+++ RECORDED DATA +++

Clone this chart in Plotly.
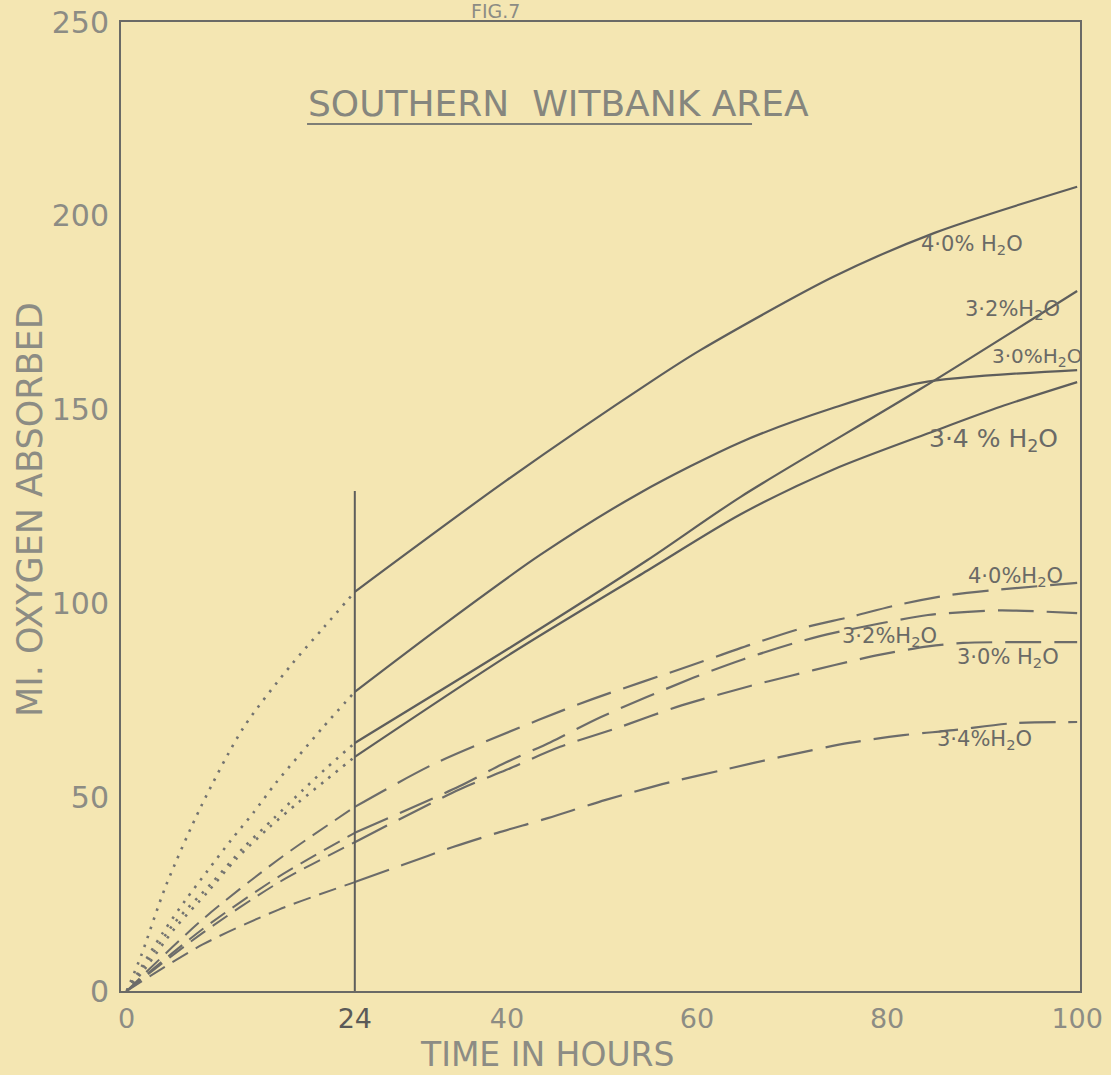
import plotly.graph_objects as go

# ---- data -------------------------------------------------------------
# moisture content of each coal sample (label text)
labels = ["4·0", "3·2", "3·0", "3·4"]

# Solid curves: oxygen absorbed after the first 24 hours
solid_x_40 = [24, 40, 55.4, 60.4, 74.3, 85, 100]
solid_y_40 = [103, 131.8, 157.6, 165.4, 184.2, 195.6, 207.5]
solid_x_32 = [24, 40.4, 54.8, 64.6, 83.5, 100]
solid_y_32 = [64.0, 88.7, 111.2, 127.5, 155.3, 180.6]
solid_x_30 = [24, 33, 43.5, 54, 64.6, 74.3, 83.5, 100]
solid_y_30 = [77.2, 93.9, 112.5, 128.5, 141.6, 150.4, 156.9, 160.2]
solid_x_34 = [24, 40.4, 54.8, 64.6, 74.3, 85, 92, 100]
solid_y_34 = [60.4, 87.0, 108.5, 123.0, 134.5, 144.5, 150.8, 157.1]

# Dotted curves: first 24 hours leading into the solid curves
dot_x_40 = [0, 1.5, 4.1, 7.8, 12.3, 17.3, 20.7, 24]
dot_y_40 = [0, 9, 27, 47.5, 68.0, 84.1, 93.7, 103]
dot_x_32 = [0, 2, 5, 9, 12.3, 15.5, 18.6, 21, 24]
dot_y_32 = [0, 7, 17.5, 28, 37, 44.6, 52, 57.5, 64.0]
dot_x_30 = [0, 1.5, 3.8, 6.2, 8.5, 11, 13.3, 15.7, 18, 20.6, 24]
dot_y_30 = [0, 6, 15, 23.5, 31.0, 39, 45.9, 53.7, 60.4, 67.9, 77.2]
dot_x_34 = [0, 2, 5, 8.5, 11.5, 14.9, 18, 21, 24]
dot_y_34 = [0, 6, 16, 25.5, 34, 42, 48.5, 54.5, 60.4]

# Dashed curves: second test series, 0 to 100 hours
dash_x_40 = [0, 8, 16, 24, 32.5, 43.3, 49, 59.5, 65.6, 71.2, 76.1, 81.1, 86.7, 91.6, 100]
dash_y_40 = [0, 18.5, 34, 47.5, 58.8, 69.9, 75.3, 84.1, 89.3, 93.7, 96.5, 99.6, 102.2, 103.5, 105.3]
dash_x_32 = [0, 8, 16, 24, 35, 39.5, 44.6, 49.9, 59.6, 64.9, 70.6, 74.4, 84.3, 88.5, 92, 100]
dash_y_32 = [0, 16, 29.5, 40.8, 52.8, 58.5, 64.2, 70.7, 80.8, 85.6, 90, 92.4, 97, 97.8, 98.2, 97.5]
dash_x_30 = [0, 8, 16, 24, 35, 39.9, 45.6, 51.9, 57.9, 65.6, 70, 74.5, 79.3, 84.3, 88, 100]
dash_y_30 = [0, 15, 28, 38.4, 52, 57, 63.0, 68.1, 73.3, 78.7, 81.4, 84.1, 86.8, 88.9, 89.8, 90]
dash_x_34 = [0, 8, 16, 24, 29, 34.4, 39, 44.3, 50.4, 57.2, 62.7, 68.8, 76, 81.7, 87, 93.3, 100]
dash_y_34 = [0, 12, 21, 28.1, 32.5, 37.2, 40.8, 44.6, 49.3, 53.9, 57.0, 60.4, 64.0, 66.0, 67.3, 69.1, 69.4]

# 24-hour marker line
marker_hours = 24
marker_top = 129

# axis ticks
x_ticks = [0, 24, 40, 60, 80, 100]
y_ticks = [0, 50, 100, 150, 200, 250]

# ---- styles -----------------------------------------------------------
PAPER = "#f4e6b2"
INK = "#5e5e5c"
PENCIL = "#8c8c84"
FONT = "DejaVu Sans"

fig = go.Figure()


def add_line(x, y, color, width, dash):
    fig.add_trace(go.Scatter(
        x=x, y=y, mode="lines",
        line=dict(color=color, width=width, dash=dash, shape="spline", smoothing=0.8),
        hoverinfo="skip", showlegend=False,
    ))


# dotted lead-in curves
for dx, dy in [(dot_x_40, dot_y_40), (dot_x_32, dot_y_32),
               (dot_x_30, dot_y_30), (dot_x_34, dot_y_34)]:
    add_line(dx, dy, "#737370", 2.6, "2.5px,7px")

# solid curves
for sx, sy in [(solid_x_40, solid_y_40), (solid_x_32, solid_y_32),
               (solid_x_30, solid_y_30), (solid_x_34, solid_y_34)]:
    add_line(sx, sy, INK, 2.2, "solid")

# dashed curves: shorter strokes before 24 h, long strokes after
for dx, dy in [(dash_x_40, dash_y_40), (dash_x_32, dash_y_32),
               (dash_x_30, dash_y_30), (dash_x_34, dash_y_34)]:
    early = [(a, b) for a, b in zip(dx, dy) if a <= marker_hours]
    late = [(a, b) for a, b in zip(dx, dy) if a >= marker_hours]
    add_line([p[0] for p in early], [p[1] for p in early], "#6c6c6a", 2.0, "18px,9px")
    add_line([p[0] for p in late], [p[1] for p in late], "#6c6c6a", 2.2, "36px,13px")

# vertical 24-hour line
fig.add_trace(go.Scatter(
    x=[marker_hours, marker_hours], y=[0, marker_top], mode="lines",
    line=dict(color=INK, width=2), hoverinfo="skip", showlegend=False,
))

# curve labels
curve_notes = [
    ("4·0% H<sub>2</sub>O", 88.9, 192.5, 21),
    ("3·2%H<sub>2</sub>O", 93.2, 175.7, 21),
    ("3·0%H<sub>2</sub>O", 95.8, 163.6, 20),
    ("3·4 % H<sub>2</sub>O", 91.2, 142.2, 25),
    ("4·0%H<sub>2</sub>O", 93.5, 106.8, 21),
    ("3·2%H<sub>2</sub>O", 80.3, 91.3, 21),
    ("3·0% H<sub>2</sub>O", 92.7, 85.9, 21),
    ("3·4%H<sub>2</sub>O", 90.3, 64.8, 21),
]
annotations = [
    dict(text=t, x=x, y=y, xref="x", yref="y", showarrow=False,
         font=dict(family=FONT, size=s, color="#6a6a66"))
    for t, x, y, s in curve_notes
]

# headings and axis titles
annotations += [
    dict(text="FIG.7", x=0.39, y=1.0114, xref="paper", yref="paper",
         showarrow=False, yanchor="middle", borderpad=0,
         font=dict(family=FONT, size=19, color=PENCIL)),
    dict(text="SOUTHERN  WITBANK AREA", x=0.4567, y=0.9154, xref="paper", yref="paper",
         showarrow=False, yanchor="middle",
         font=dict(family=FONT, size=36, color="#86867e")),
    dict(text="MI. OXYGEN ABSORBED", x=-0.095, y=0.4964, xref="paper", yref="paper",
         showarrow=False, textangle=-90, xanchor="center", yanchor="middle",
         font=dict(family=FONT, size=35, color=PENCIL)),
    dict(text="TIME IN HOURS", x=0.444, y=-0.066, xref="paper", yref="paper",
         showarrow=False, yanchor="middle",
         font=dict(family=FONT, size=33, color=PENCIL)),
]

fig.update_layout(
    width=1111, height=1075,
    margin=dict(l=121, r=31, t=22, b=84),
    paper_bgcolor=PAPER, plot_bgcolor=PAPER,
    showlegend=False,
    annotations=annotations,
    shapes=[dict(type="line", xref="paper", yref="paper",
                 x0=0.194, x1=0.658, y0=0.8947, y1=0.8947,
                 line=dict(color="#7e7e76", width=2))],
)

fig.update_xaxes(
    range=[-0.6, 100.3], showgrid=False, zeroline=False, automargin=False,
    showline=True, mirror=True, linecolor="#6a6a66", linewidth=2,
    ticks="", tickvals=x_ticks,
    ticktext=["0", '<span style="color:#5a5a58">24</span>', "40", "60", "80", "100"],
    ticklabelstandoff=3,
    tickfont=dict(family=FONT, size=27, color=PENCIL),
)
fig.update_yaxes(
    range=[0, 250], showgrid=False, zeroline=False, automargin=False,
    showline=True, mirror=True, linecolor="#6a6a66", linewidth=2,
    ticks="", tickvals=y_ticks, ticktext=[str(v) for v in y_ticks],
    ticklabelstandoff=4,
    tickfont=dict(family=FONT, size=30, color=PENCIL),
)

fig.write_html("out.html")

+++

▸ WHAT YOU NEED TO DO:
Repeat, word for word and with no pictures, only the lines running from the beginning of the data to the line that contains "144.5, 150.8, 157.1]".

▸ RESPONSE BELOW:
Clone this chart in Plotly.
import plotly.graph_objects as go

# ---- data -------------------------------------------------------------
# moisture content of each coal sample (label text)
labels = ["4·0", "3·2", "3·0", "3·4"]

# Solid curves: oxygen absorbed after the first 24 hours
solid_x_40 = [24, 40, 55.4, 60.4, 74.3, 85, 100]
solid_y_40 = [103, 131.8, 157.6, 165.4, 184.2, 195.6, 207.5]
solid_x_32 = [24, 40.4, 54.8, 64.6, 83.5, 100]
solid_y_32 = [64.0, 88.7, 111.2, 127.5, 155.3, 180.6]
solid_x_30 = [24, 33, 43.5, 54, 64.6, 74.3, 83.5, 100]
solid_y_30 = [77.2, 93.9, 112.5, 128.5, 141.6, 150.4, 156.9, 160.2]
solid_x_34 = [24, 40.4, 54.8, 64.6, 74.3, 85, 92, 100]
solid_y_34 = [60.4, 87.0, 108.5, 123.0, 134.5, 144.5, 150.8, 157.1]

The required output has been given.